- _Given exercise_
Collect every line of the records below that contains the word "this".

-*-

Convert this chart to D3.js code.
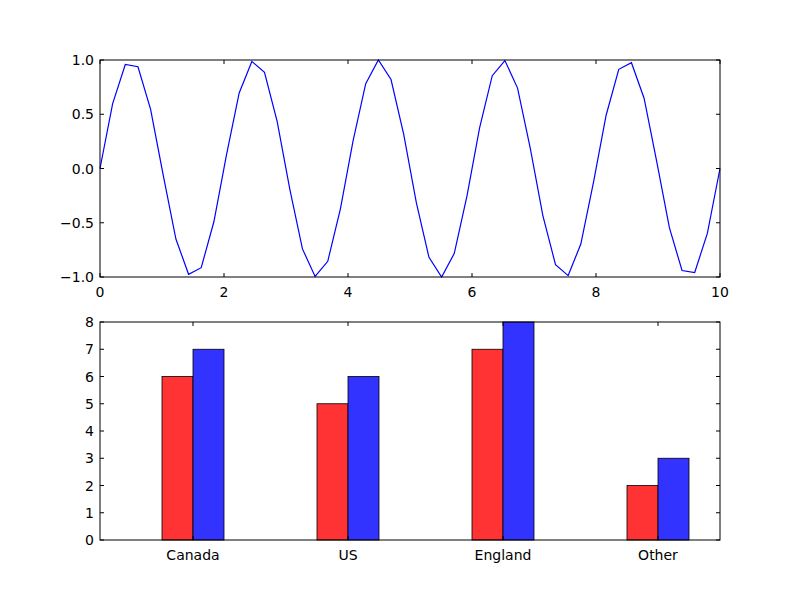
<!DOCTYPE html>
<html><head><meta charset="utf-8">
<script src="https://cdn.jsdelivr.net/npm/d3@7"></script>
<style>body{margin:0;background:#fff}text{font-family:"DejaVu Sans",sans-serif;font-size:14px}</style>
</head><body><svg id="c" width="800" height="600"></svg>
<script>
// top panel: values, x spaced 0..10 over 50 samples
const waveX = d3.range(50).map(i => i * 10 / 49);
const waveY = [0, 0.598, 0.959, 0.938, 0.545, -0.064, -0.650, -0.975, -0.914, -0.491,
  0.127, 0.696, 0.987, 0.886, 0.434, -0.190, -0.741, -0.995, -0.855, -0.372,
  0.254, 0.782, 1.0, 0.820, 0.316, -0.314, -0.819, -1.0, -0.782, -0.254,
  0.375, 0.855, 0.995, 0.741, 0.191, -0.434, -0.886, -0.987, -0.696, -0.128,
  0.491, 0.914, 0.975, 0.648, 0.064, -0.545, -0.940, -0.959, -0.598, 0];
const topXTicks = [0, 2, 4, 6, 8, 10];
const topYTicks = [-1.0, -0.5, 0.0, 0.5, 1.0];

// bottom panel
const countries = ["Canada", "US", "England", "Other"];
const redVals = [6, 5, 7, 2];
const blueVals = [7, 6, 8, 3];
const barYTicks = [0, 1, 2, 3, 4, 5, 6, 7, 8];

const svg = d3.select("#c");
const L = 100, R = 720;

function frame(g, x, y, xt, yt, xfmt, yfmt) {
    const [x0, x1] = x.range(), [y0, y1] = y.range();
    const tl = 4;
    xt.forEach(t => {
        const px = x(t);
        g.append("line").attr("x1", px).attr("x2", px).attr("y1", y0).attr("y2", y0 - tl).attr("stroke", "#000");
        g.append("line").attr("x1", px).attr("x2", px).attr("y1", y1).attr("y2", y1 + tl).attr("stroke", "#000");
        g.append("text").attr("x", px).attr("y", y0 + 20).attr("text-anchor", "middle").text(xfmt(t));
    });
    yt.forEach(t => {
        const py = y(t);
        g.append("line").attr("x1", x0).attr("x2", x0 + tl).attr("y1", py).attr("y2", py).attr("stroke", "#000");
        g.append("line").attr("x1", x1).attr("x2", x1 - tl).attr("y1", py).attr("y2", py).attr("stroke", "#000");
        g.append("text").attr("x", x0 - 6).attr("y", py + 5).attr("text-anchor", "end").text(yfmt(t));
    });
    g.append("rect").attr("x", x0).attr("y", y1).attr("width", x1 - x0).attr("height", y0 - y1)
        .attr("fill", "none").attr("stroke", "#000");
}

// top
const x1 = d3.scaleLinear().domain([0, 10]).range([L, R]);
const y1 = d3.scaleLinear().domain([-1, 1]).range([277, 60]);
const gTop = svg.append("g");
gTop.append("path").datum(waveY)
    .attr("d", d3.line().x((d, i) => x1(waveX[i])).y(d => y1(d)))
    .attr("fill", "none").attr("stroke", "#0000ff").attr("stroke-width", 1.2);
frame(gTop, x1, y1, topXTicks, topYTicks, d => d, d => d3.format(".1f")(d).replace("-", "\u2212"));

// bottom
const w = 0.2;
const x2 = d3.scaleLinear().domain([-0.4, 3.6]).range([L, R]);
const y2 = d3.scaleLinear().domain([0, 8]).range([540, 322]);
const gBot = svg.append("g");
[[redVals, 0, "#ff3333"], [blueVals, w, "#3333ff"]].forEach(([vals, off, col]) => {
    gBot.selectAll(null).data(vals).enter().append("rect")
        .attr("x", (d, i) => x2(i + off))
        .attr("width", x2(w) - x2(0))
        .attr("y", d => y2(d))
        .attr("height", d => y2(0) - y2(d))
        .attr("fill", col).attr("stroke", "#000").attr("stroke-width", 0.8);
});
frame(gBot, x2, y2, countries.map((c, i) => i + w), barYTicks, t => countries[Math.round(t - w)], d => d);
</script></body></html>
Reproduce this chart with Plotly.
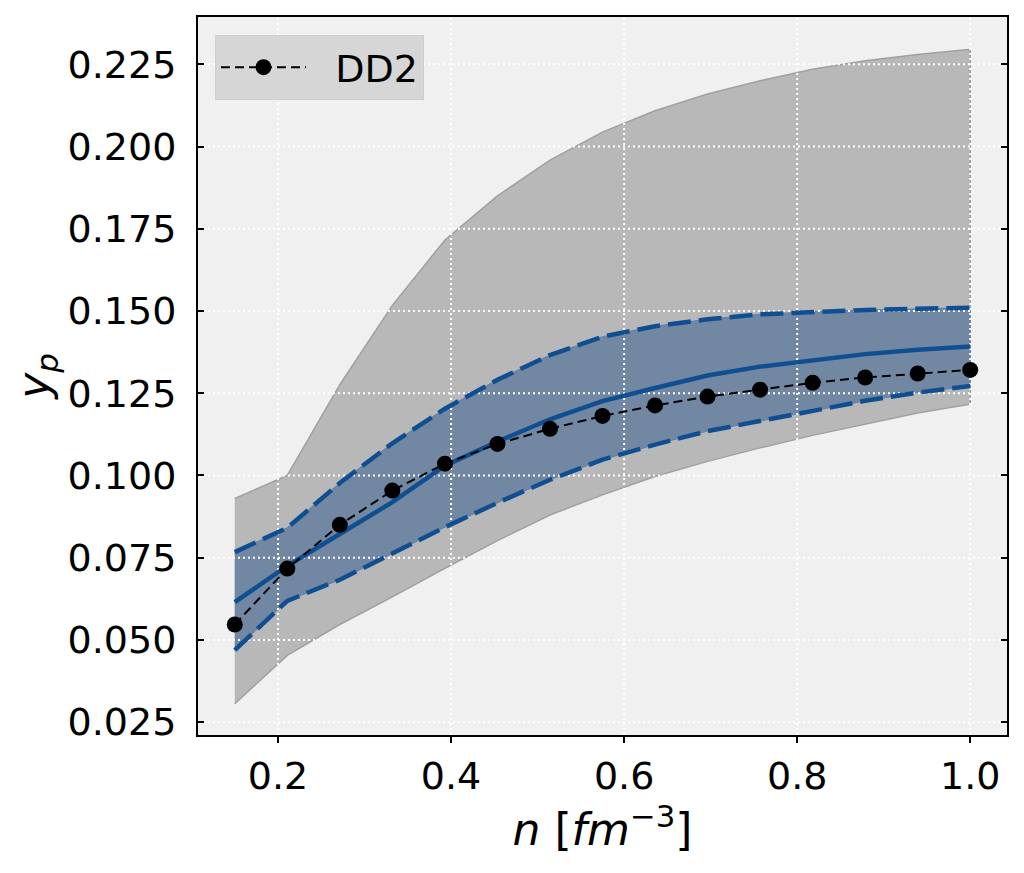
import plotly.graph_objects as go

# ---- data ----
n = [0.15, 0.2107, 0.2714, 0.3321, 0.3929, 0.4536, 0.5143, 0.5750,
     0.6357, 0.6964, 0.7571, 0.8179, 0.8786, 0.9393, 1.0]
dd2 = [0.0547, 0.0717, 0.0850, 0.0954, 0.1036, 0.1096, 0.1142, 0.1181,
       0.1213, 0.1240, 0.1261, 0.1282, 0.1298, 0.1310, 0.1321]
mean = [0.0615, 0.0725, 0.0822, 0.0919, 0.1030, 0.1103, 0.1171, 0.1226,
        0.1266, 0.1304, 0.1331, 0.1351, 0.1369, 0.1382, 0.1392]
blue_up = [0.0767, 0.0841, 0.0977, 0.1098, 0.1203, 0.1291, 0.1366, 0.1422,
           0.1454, 0.1475, 0.1490, 0.1498, 0.1503, 0.1507, 0.1510]
blue_lo = [0.0469, 0.0619, 0.0683, 0.0762, 0.0843, 0.0917, 0.0987, 0.1048,
           0.1094, 0.1135, 0.1166, 0.1196, 0.1227, 0.1252, 0.1272]
gray_up = [0.0930, 0.1000, 0.1276, 0.1517, 0.1716, 0.1850, 0.1959, 0.2044,
           0.2109, 0.2160, 0.2200, 0.2235, 0.2261, 0.2280, 0.2296]
gray_lo = [0.0306, 0.0453, 0.0547, 0.0631, 0.0718, 0.0802, 0.0880, 0.0941,
           0.0997, 0.1043, 0.1084, 0.1122, 0.1155, 0.1190, 0.1217]

x_ticks = [0.2, 0.4, 0.6, 0.8, 1.0]
y_ticks = [0.025, 0.050, 0.075, 0.100, 0.125, 0.150, 0.175, 0.200, 0.225]
x_range = [0.1075, 1.0425]
y_range = [0.0211, 0.2394]

FONT = "DejaVu Sans"
BLUE = "#0f4f91"

fig = go.Figure()

# gray band
fig.add_trace(go.Scatter(
    x=n + n[::-1], y=gray_up + gray_lo[::-1], fill="toself",
    fillcolor="#b8b8b8", line=dict(color="#a0a0a0", width=1.5),
    mode="lines", showlegend=False, hoverinfo="skip"))
# blue band
fig.add_trace(go.Scatter(
    x=n + n[::-1], y=blue_up + blue_lo[::-1], fill="toself",
    fillcolor="#7287a2", line=dict(color="#5f7fa6", width=1),
    mode="lines", showlegend=False, hoverinfo="skip"))

# grid lines (drawn above fills, below lines like matplotlib)
gx, gy = [], []
for t in x_ticks:
    gx += [t, t, None]
    gy += [y_range[0], y_range[1], None]
for t in y_ticks:
    gx += [x_range[0], x_range[1], None]
    gy += [t, t, None]
fig.add_trace(go.Scatter(x=gx, y=gy, mode="lines",
                         line=dict(color="white", width=2, dash="2px,3px"),
                         showlegend=False, hoverinfo="skip"))

# blue lines
fig.add_trace(go.Scatter(x=n, y=blue_up, mode="lines",
                         line=dict(color=BLUE, width=4.5, dash="23px,8px"),
                         showlegend=False))
fig.add_trace(go.Scatter(x=n, y=blue_lo, mode="lines",
                         line=dict(color=BLUE, width=4.5, dash="23px,8px"),
                         showlegend=False))
fig.add_trace(go.Scatter(x=n, y=mean, mode="lines",
                         line=dict(color=BLUE, width=4.5), showlegend=False))

# DD2
fig.add_trace(go.Scatter(x=n, y=dd2, mode="lines+markers",
                         name="\u00a0\u00a0DD2",
                         line=dict(color="black", width=2, dash="9px,5px"),
                         marker=dict(color="black", size=16)))

fig.update_layout(
    width=1024, height=873,
    margin=dict(l=190, r=25, t=7, b=146),
    paper_bgcolor="white", plot_bgcolor="#f0f0f0",
    font=dict(family=FONT, size=38, color="black"),
    legend=dict(x=0.021, y=0.975, xanchor="left", yanchor="top",
                bgcolor="#d6d6d6", bordercolor="#cfcfcf", borderwidth=1,
                font=dict(size=38), itemwidth=85),
    xaxis=dict(range=x_range, tickvals=x_ticks,
               ticktext=[f"{v:.1f}" for v in x_ticks],
               showgrid=False, zeroline=False,
               showline=True, linecolor="black", linewidth=2, mirror=True,
               ticks="outside", ticklen=6, tickwidth=1.5, tickcolor="black",
               title=dict(text="<i>n</i> [<i>fm</i><sup>−3</sup>]",
                          font=dict(size=44), standoff=8)),
    yaxis=dict(range=y_range, tickvals=y_ticks,
               ticktext=[f"{v:.3f}" for v in y_ticks],
               showgrid=False, zeroline=False,
               showline=True, linecolor="black", linewidth=2, mirror="ticks",
               ticks="inside", ticklen=6, tickwidth=2, tickcolor="black",
               ticklabelstandoff=12,
               title=dict(text="<i>y</i><sub><i>p</i></sub>",
                          font=dict(size=44), standoff=14)),
)

fig.write_html("out.html")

-*-

- _Written reply_
Convert this chart to D3.js code.
Reproduce this chart with Plotly.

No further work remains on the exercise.